More than 16% of the Costa Rican population that needs to be vaccinated already has at least one dose of a vaccine, per government figures. Authorities project the inoculation of people over 65 years of age will be completed by May 15, and all Group 2 before the end of June.
“The Government of the Republic insists on its call to abide by sanitary measures: social distancing, respect for social bubbles and hand washing,” the Presidency said. “In this way, between all of them, the increase in Covid-19 infections will be flattened and we will avoid the saturation of hospital services.”
Costa Rica’s vaccine priority is as follows:
- First group: Staff and residents at retirement or nursing homes.First responders, including health personnel.
- Second group: Costa Rica’s older population, defined here as those ages 58 and up. According to the Presidency, this group will be required to demonstrate residency with a cédula or DIMEX.
- Third group: People from 18-58 with risk factors, including hypertension, diabetes, heart disease, respiratory illness, kidney disease and obesity, among others.
- Fourth group: Teachers and other staff within the Education Ministry (MEP) or private schools. Imprisoned people and judicial staff. Workers for the 911 service.
- Fifth group: Health science students and related technicians in clinical fields. People ages 40-57 without any of the aforementioned risk factors but whose work puts them in contact with others. Then, all remaining adults.
Costa Rica is currently vaccinating Groups 1 and 2 in the above list, and many regions have started administrations for Group 3.
Vaccines are free through the Social Security System and are not yet available for private purchase, though the Health Ministry last month authorized the private sector to import doses.
Vaccinations are administered at EBAIS, which are the public-health clinics that comprise part of Costa Rica’s national healthcare system.
Each individual EBAIS manages a list of people who live in their jurisdiction. This list is used to identify priority individuals and to schedule their vaccine appointments.
If you are in one of the priority groups, you should contact your local EBAIS, make sure they have your contact information, and confirm you’re on their list.
The “Grupos de vacunación por Áreas de Salud y Contacto” section lists all of the hundreds of EBAIS across Costa Rica and shows which populations they are currently vaccinating (e.g. between 70 and 80 years old, between 58 and 64 years old, etc.).
Further down the page, the “Información de Contacto” section lists the appropriate contact information (phone number and email address) for each EBAIS.

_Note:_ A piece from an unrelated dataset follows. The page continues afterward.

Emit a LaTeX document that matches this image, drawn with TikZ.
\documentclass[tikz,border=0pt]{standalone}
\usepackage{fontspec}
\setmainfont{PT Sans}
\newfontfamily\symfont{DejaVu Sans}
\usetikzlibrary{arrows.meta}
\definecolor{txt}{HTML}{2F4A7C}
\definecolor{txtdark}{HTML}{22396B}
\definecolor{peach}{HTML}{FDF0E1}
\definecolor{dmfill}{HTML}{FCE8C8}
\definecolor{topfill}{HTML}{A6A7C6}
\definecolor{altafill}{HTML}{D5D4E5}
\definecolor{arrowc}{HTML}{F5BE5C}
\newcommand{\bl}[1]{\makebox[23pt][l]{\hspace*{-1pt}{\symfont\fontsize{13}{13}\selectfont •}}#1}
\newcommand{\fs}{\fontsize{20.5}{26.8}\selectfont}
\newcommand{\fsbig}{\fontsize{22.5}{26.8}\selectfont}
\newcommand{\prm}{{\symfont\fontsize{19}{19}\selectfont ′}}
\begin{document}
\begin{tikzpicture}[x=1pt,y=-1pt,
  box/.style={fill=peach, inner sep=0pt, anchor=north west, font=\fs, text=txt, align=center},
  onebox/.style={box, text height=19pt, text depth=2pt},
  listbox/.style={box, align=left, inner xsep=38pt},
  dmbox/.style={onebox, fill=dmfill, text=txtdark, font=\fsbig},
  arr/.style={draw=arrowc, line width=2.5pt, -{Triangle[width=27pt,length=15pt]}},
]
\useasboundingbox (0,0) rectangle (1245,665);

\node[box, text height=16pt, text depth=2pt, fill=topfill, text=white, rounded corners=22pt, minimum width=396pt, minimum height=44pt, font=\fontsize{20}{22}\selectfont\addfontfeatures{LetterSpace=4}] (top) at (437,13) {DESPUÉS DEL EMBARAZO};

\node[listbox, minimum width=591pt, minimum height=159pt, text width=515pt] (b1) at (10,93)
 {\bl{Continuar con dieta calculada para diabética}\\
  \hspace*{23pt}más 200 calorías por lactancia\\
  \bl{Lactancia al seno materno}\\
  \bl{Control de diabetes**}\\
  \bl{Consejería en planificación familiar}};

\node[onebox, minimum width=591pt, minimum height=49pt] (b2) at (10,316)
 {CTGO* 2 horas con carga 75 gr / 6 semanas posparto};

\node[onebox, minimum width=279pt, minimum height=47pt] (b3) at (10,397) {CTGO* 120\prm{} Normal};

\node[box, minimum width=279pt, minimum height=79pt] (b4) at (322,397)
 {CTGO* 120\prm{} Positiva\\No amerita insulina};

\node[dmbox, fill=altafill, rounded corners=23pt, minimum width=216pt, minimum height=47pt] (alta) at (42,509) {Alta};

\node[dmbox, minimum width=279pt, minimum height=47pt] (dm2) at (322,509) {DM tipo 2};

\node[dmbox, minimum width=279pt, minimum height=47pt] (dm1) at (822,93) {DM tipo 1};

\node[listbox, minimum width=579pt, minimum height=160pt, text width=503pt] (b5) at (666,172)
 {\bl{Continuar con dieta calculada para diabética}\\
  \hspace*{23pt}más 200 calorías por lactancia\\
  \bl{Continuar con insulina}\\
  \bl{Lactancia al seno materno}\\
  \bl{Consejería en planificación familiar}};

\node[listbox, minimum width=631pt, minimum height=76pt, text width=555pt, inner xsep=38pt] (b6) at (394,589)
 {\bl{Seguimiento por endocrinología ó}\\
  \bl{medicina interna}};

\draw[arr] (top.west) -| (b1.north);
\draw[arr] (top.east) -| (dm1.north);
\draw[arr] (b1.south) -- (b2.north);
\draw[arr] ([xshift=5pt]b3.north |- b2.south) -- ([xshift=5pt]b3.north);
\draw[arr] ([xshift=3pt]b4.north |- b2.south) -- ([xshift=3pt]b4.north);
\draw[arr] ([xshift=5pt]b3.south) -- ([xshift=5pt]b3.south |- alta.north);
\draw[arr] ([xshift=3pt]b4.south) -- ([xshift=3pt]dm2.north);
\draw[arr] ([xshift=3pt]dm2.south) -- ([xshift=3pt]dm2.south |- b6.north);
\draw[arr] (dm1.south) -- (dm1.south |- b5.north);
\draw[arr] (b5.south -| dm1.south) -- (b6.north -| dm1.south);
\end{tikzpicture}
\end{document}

To track vaccine shipments, click here.
3. Costa Rica unemployment rate remains elevated at 18.7%
Unemployment in Costa Rica was 18.7% in the moving quarter from January to March 2021, according to the National Institute of Statistics and Census (Inec).
This represents a small increase (0.2 percentage points) compared to the moving quarter from December to February.
Compared to the same quarter of last year, unemployment in Costa Rica has increased by 6.2 percentage points. Women continue to have a higher unemployment rate than men — 26.1% and 13.7%, respectively.
Informal employment represents 46.6% of those with jobs. That comprises nearly 929,000 Costa Ricans.
Meanwhile, the INEC calculated the underemployment rate — the percentage of employed people who work fewer than 40 hours a week and want to work more hours — at 16.4%, a 4 p.p. year-over-year increase.
The working-age population outside the workforce was estimated at 1.58 million people, a statistically significant increase of 126,000 compared to last year.
The drop in employment continues to be associated with commerce and services activities (186,000 people), especially in education and health, and hotels and restaurants.
Unemployment in Costa Rica had reached 12% in March 2020, already one of the highest levels recorded in the country until then, but it soared to 24% due to the impact of the pandemic in the moving quarter from May to July 2020.